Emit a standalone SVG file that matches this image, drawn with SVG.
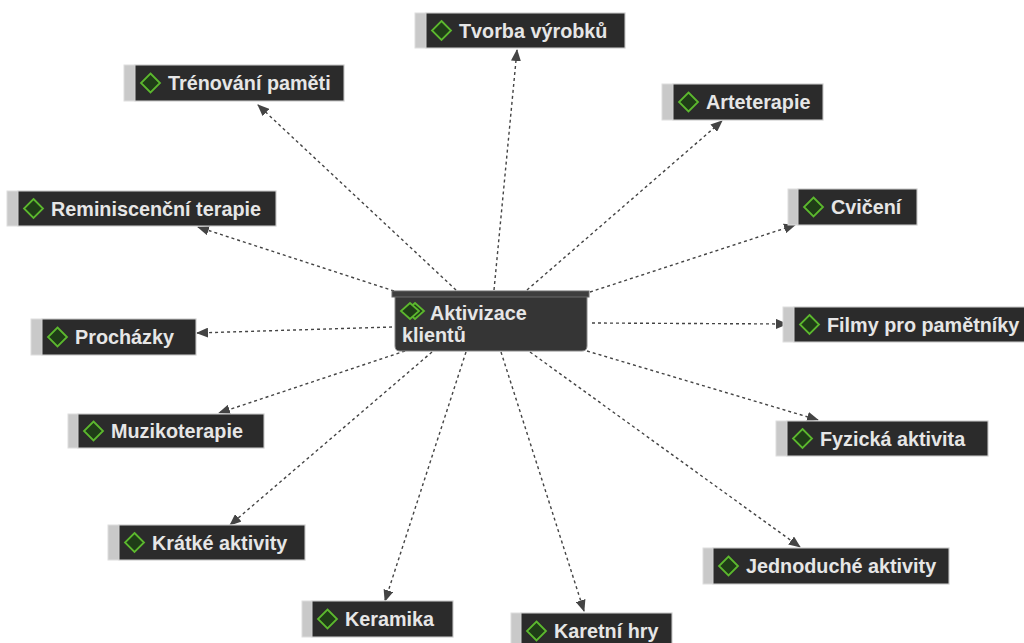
<svg xmlns="http://www.w3.org/2000/svg" width="1024" height="643" viewBox="0 0 1024 643">
<style>
.strip{fill:#c9c9c9;stroke:#dedede;stroke-width:1}
.box{fill:#2b2b2b;stroke:#d4d4d4;stroke-width:1}
.lbl{font-family:"Liberation Sans",Arial,sans-serif;font-weight:bold;font-size:19.8px;fill:#e6e6e6}
.dia{fill:#1f3d17;stroke:#5cb82e;stroke-width:1.8}
.edge{fill:none;stroke:#444;stroke-width:1.4;stroke-dasharray:3 3;marker-end:url(#arr)}
</style>
<defs>
<marker id="arr" viewBox="0 0 12 10" refX="11" refY="5" markerWidth="12" markerHeight="10" markerUnits="userSpaceOnUse" orient="auto">
<path d="M0,0 L12,5 L0,10 Z" fill="#444"/>
</marker>
</defs>
<rect width="1024" height="643" fill="#ffffff"/>
<g id="connectors">
<line class="edge" x1="456" y1="290" x2="258" y2="105"/>
<line class="edge" x1="494" y1="290" x2="517" y2="50"/>
<line class="edge" x1="527" y1="290" x2="722" y2="121"/>
<line class="edge" x1="590" y1="292" x2="795" y2="225"/>
<line class="edge" x1="592" y1="323" x2="787" y2="324"/>
<line class="edge" x1="587" y1="351" x2="818" y2="420"/>
<line class="edge" x1="530" y1="352" x2="800" y2="547"/>
<line class="edge" x1="501" y1="352" x2="584" y2="611"/>
<line class="edge" x1="466" y1="352" x2="385" y2="601"/>
<line class="edge" x1="432" y1="352" x2="230" y2="525"/>
<line class="edge" x1="405" y1="351" x2="219" y2="413"/>
<line class="edge" x1="392" y1="327" x2="197" y2="333"/>
<line class="edge" x1="394" y1="291" x2="198" y2="227"/>
</g>
<g id="center">
<path d="M395,296 H587 V346 Q587,351 582,351 H400 Q395,351 395,346 Z" fill="#353535" stroke="#8a8a8a" stroke-width="1"/>
<rect x="392" y="291" width="197" height="6" fill="#3e3e3e" stroke="#6a6a6a" stroke-width="1"/>
<polygon class="dia" points="415,303 424,311 415,319 406,311"/>
<polygon class="dia" points="410,303 419,311 410,319 401,311"/>
<text class="lbl" x="430" y="320">Aktivizace</text>
<text class="lbl" x="402" y="342">klientů</text>
</g>
<g id="n1"><rect class="strip" x="415" y="13" width="210" height="35"/><rect class="box" x="426" y="13" width="199" height="35"/><polygon class="dia" points="441.5,21 451,30.5 441.5,40 432,30.5"/><text class="lbl" x="459" y="37.5">Tvorba výrobků</text></g>
<g id="n2"><rect class="strip" x="124" y="65" width="220" height="36"/><rect class="box" x="135" y="65" width="209" height="36"/><polygon class="dia" points="150.5,73.5 160,83 150.5,92.5 141,83"/><text class="lbl" x="168" y="90">Trénování paměti</text></g>
<g id="n3"><rect class="strip" x="662" y="84" width="161" height="36"/><rect class="box" x="673" y="84" width="150" height="36"/><polygon class="dia" points="688.5,92.5 698,102 688.5,111.5 679,102"/><text class="lbl" x="706" y="109">Arteterapie</text></g>
<g id="n4"><rect class="strip" x="7" y="191" width="269" height="35"/><rect class="box" x="18" y="191" width="258" height="35"/><polygon class="dia" points="33.5,199 43,208.5 33.5,218 24,208.5"/><text class="lbl" x="51" y="215.5">Reminiscenční terapie</text></g>
<g id="n5"><rect class="strip" x="788" y="189" width="129" height="36"/><rect class="box" x="798" y="189" width="119" height="36"/><polygon class="dia" points="813.5,197.5 823,207 813.5,216.5 804,207"/><text class="lbl" x="831" y="214">Cvičení</text></g>
<g id="n6"><rect class="strip" x="31" y="319" width="165" height="36"/><rect class="box" x="42" y="319" width="154" height="36"/><polygon class="dia" points="57.5,327.5 67,337 57.5,346.5 48,337"/><text class="lbl" x="75" y="344">Procházky</text></g>
<g id="n7"><rect class="strip" x="783" y="307" width="245" height="35"/><rect class="box" x="794" y="307" width="234" height="35"/><polygon class="dia" points="809.5,315 819,324.5 809.5,334 800,324.5"/><text class="lbl" x="827" y="331.5">Filmy pro pamětníky</text></g>
<g id="n8"><rect class="strip" x="68" y="414" width="196" height="34"/><rect class="box" x="78" y="414" width="186" height="34"/><polygon class="dia" points="93.5,421.5 103,431 93.5,440.5 84,431"/><text class="lbl" x="111" y="438">Muzikoterapie</text></g>
<g id="n9"><rect class="strip" x="776" y="421" width="212" height="35"/><rect class="box" x="787" y="421" width="201" height="35"/><polygon class="dia" points="802.5,429 812,438.5 802.5,448 793,438.5"/><text class="lbl" x="820" y="445.5">Fyzická aktivita</text></g>
<g id="n10"><rect class="strip" x="108" y="525" width="197" height="35"/><rect class="box" x="119" y="525" width="186" height="35"/><polygon class="dia" points="134.5,533 144,542.5 134.5,552 125,542.5"/><text class="lbl" x="152" y="549.5">Krátké aktivity</text></g>
<g id="n11"><rect class="strip" x="703" y="548" width="246" height="36"/><rect class="box" x="713" y="548" width="236" height="36"/><polygon class="dia" points="728.5,556.5 738,566 728.5,575.5 719,566"/><text class="lbl" x="746" y="573">Jednoduché aktivity</text></g>
<g id="n12"><rect class="strip" x="302" y="601" width="151" height="36"/><rect class="box" x="312" y="601" width="141" height="36"/><polygon class="dia" points="327.5,609.5 337,619 327.5,628.5 318,619"/><text class="lbl" x="345" y="626">Keramika</text></g>
<g id="n13"><rect class="strip" x="511" y="613" width="161" height="36"/><rect class="box" x="521" y="613" width="151" height="36"/><polygon class="dia" points="536.5,621.5 546,631 536.5,640.5 527,631"/><text class="lbl" x="554" y="638">Karetní hry</text></g>
</svg>
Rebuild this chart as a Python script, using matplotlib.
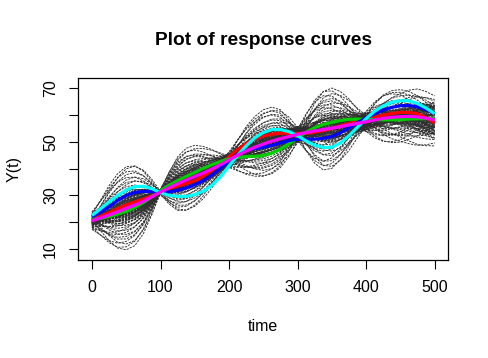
import numpy as np
import matplotlib
matplotlib.use("Agg")
import matplotlib.pyplot as plt

plt.rcParams["font.family"] = ["Liberation Sans", "DejaVu Sans"]

# time grid the curves were read at (every 12.5)
time = [0, 12.5, 25, 37.5, 50, 62.5, 75, 87.5, 100, 112.5, 125, 137.5, 150,
        162.5, 175, 187.5, 200, 212.5, 225, 237.5, 250, 262.5, 275, 287.5,
        300, 312.5, 325, 337.5, 350, 362.5, 375, 387.5, 400, 412.5, 425,
        437.5, 450, 462.5, 475, 487.5, 500]

# coloured response curves
y_red = [21.0, 22.2, 23.6, 25.1, 26.5, 27.6, 28.6, 29.9, 31.3, 32.5, 33.5,
         34.4, 35.5, 37.1, 39.3, 41.8, 44.5, 47.2, 49.4, 51.0, 52.2, 52.9,
         53.2, 53.2, 53.1, 53.2, 53.6, 54.2, 55.0, 56.0, 56.9, 57.6, 58.3,
         59.2, 60.0, 60.6, 61.0, 61.0, 60.5, 59.0, 57.0]
y_green = [21.0, 21.4, 22.1, 23.0, 24.0, 25.5, 27.3, 29.5, 31.8, 33.8, 35.5,
           37.1, 38.6, 40.1, 41.5, 42.7, 43.6, 44.2, 44.5, 44.6, 44.9, 45.8,
           47.3, 49.3, 51.5, 53.6, 55.3, 56.5, 57.3, 58.0, 58.4, 58.5, 58.4,
           58.3, 58.2, 58.2, 58.3, 58.5, 58.6, 58.7, 58.8]
y_blue = [22.0, 23.8, 25.8, 28.2, 30.0, 31.1, 31.5, 31.4, 31.2, 31.3, 31.9,
          32.8, 34.0, 35.6, 37.7, 40.3, 43.0, 45.3, 46.8, 47.5, 48.0, 48.7,
          49.6, 50.5, 51.0, 51.0, 51.0, 51.3, 52.0, 53.4, 55.3, 57.2, 59.0,
          60.6, 61.9, 62.9, 63.5, 63.6, 63.0, 62.0, 60.6]
y_cyan = [22.5, 25.0, 27.6, 30.0, 32.0, 33.3, 33.4, 32.5, 31.0, 30.0, 29.6,
          29.6, 30.3, 31.6, 33.8, 37.0, 41.0, 45.0, 48.5, 51.5, 53.5, 54.6,
          54.6, 53.8, 52.3, 50.3, 48.7, 47.9, 48.0, 49.6, 52.3, 55.5, 58.7,
          61.5, 63.5, 64.8, 65.4, 65.3, 64.3, 62.6, 60.5]
y_magenta = [20.5, 21.6, 22.7, 23.9, 25.2, 26.4, 27.8, 29.5, 31.3, 32.9, 34.4,
             35.8, 37.1, 38.4, 39.9, 41.5, 43.3, 45.0, 46.6, 48.0, 49.2, 50.3,
             51.2, 52.0, 52.8, 53.5, 54.1, 54.6, 55.1, 55.7, 56.3, 56.9, 57.5,
             58.2, 58.8, 59.2, 59.4, 59.5, 59.3, 58.8, 58.2]

# grey sample curves: centre line plus two read-off deviation shapes
grey_centre = y_magenta
grey_shape1 = [1.5, 6.0, 10.5, 14.0, 15.5, 14.8, 11.5, 6.0, -0.5, -6.0, -10.0,
               -11.5, -11.0, -9.0, -6.0, -2.5, 1.0, 5.0, 8.5, 11.0, 12.5, 12.5,
               10.8, 6.5, 0.5, -6.0, -11.5, -14.8, -15.0, -12.5, -8.5, -3.5,
               1.0, 5.0, 7.8, 9.3, 9.8, 9.6, 8.8, 7.2, 5.0]
grey_shape2 = [2.5, 2.0, 1.5, 0.7, 0.0, -0.6, -1.0, -1.1, -1.0, -0.5, 0.0,
               0.5, 1.0, 1.5, 2.0, 2.4, 2.5, 2.3, 2.0, 1.5, 1.0, 0.5, 0.0,
               -1.5, -3.0, -2.7, -2.0, -1.0, 0.0, 1.0, 2.0, 2.9, 3.5, 3.4, 3.0,
               2.1, 1.0, -1.0, -3.0, -4.5, -6.0]
grey_w1 = [-1.00, -0.93, -0.86, -0.80, -0.74, -0.68, -0.63, -0.58, -0.53, -0.49,
           -0.45, -0.41, -0.37, -0.34, -0.31, -0.28, -0.25, -0.22, -0.19, -0.16,
           -0.14, -0.11, -0.09, -0.06, -0.04, -0.02, 0.00, 0.02, 0.04, 0.06,
           0.08, 0.10, 0.12, 0.15, 0.17, 0.20, 0.23, 0.26, 0.29, 0.32,
           0.35, 0.39, 0.43, 0.47, 0.52, 0.57, 0.62, 0.68, 0.74, 0.81,
           0.88, 0.95, 1.00, -0.20, 0.10, -0.05, 0.30, -0.35, 0.00, 0.18,
           -0.27, -0.13, 0.07, 0.22, -0.08, 0.14, -0.17, 0.27, -0.01, 0.11,
           -0.24, 0.05, -0.12, 0.19, -0.30, 0.25, -0.03, 0.09, -0.15, 0.33,
           -0.21, -0.10, 0.03, 0.16, -0.07, 0.12, -0.18, 0.21, 0.01, -0.11,
           0.24, -0.04, 0.08, -0.14, 0.13, -0.26, 0.06, 0.18, -0.09, 0.02]
grey_w2 = [0.60, -0.40, 0.90, -0.80, 0.20, -0.10, 0.70, -0.60, 0.40, -0.90,
           0.10, 0.80, -0.30, 0.50, -0.70, 0.30, -0.20, 1.00, -0.50, 0.00,
           0.60, -1.00, 0.40, -0.40, 0.90, -0.60, 0.20, -0.80, 0.70, -0.20,
           0.50, -0.70, 0.10, 0.80, -0.30, 0.30, -0.90, 0.60, -0.10, 1.00,
           -0.50, 0.00, 0.70, -0.40, 0.40, -0.80, 0.20, -0.60, 0.90, -0.20,
           0.50, -0.70, 0.30, 0.95, -0.95, 0.15, -0.45, 0.65, 0.85, -0.85,
           0.35, -0.25, 0.55, -0.65, 0.05, -0.35, 0.75, -0.15, 0.45, -0.55,
           0.25, -0.75, 0.15, -0.05, 0.65, -0.45, 0.85, -0.30, 0.10, -0.60,
           -0.20, 0.40, -0.50, 0.10, 0.60, -0.30, 0.20, -0.70, 0.50, 0.00,
           -0.40, 0.30, -0.10, 0.70, -0.60, 0.20, -0.25, 0.45, -0.35, 0.15]

yticks = [10, 20, 30, 40, 50, 60, 70]
ytick_labels = ["10", "", "30", "", "50", "", "70"]
xticks = [0, 100, 200, 300, 400, 500]

fig = plt.figure(figsize=(4.89, 3.58), dpi=100)
ax = fig.add_axes([0.160, 0.274, 0.757, 0.507])

t = np.array(time)
c = np.array(grey_centre)
s1 = np.array(grey_shape1)
s2 = np.array(grey_shape2)
for w1, w2 in zip(grey_w1, grey_w2):
    ax.plot(t, c + w1 * s1 + w2 * s2, color="#2e2e2e", lw=0.65,
            linestyle=(0, (2.5, 1.2)))

lw = 2.3
for ys, col in [(y_red, "#ff0000"), (y_green, "#00cd00"), (y_blue, "#0000ff"),
                (y_cyan, "#00ffff"), (y_magenta, "#ff00ff")]:
    ax.plot(time, ys, color=col, lw=lw, solid_capstyle="butt",
            solid_joinstyle="round")

ax.set_xlim(-20, 520)
ax.set_ylim(5.9, 73.7)
ax.set_xticks(xticks)
ax.set_xticklabels([str(v) for v in xticks])
ax.set_yticks(yticks)
ax.set_yticklabels(ytick_labels, rotation=90, va="center")
ax.tick_params(axis="both", direction="out", length=6.5, width=0.8,
               labelsize=11.5, color="black")
ax.tick_params(axis="x", pad=8)
ax.tick_params(axis="y", pad=8)
for sp in ax.spines.values():
    sp.set_linewidth(0.9)

fig.text(0.5385, 0.886, "Plot of response curves", ha="center", va="center",
         fontsize=13.8, fontweight="bold")
fig.text(0.5385, 0.089, "time", ha="center", va="center", fontsize=11.5)
fig.text(0.0286, 0.527, "Y(t)", ha="center", va="center", fontsize=11.5,
         rotation=90)

fig.savefig("out.png", dpi=100)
——
TASK: Pictures are not part of the copy. Write out only the lines from the one containing "Rebuild this chart" through the one containing "437.5, 450, 462.5, 475, 487.5, 500]", exactly as they stand, both included.

CORRECT ANSWER:
Rebuild this chart as a Python script, using matplotlib.
import numpy as np
import matplotlib
matplotlib.use("Agg")
import matplotlib.pyplot as plt

plt.rcParams["font.family"] = ["Liberation Sans", "DejaVu Sans"]

# time grid the curves were read at (every 12.5)
time = [0, 12.5, 25, 37.5, 50, 62.5, 75, 87.5, 100, 112.5, 125, 137.5, 150,
        162.5, 175, 187.5, 200, 212.5, 225, 237.5, 250, 262.5, 275, 287.5,
        300, 312.5, 325, 337.5, 350, 362.5, 375, 387.5, 400, 412.5, 425,
        437.5, 450, 462.5, 475, 487.5, 500]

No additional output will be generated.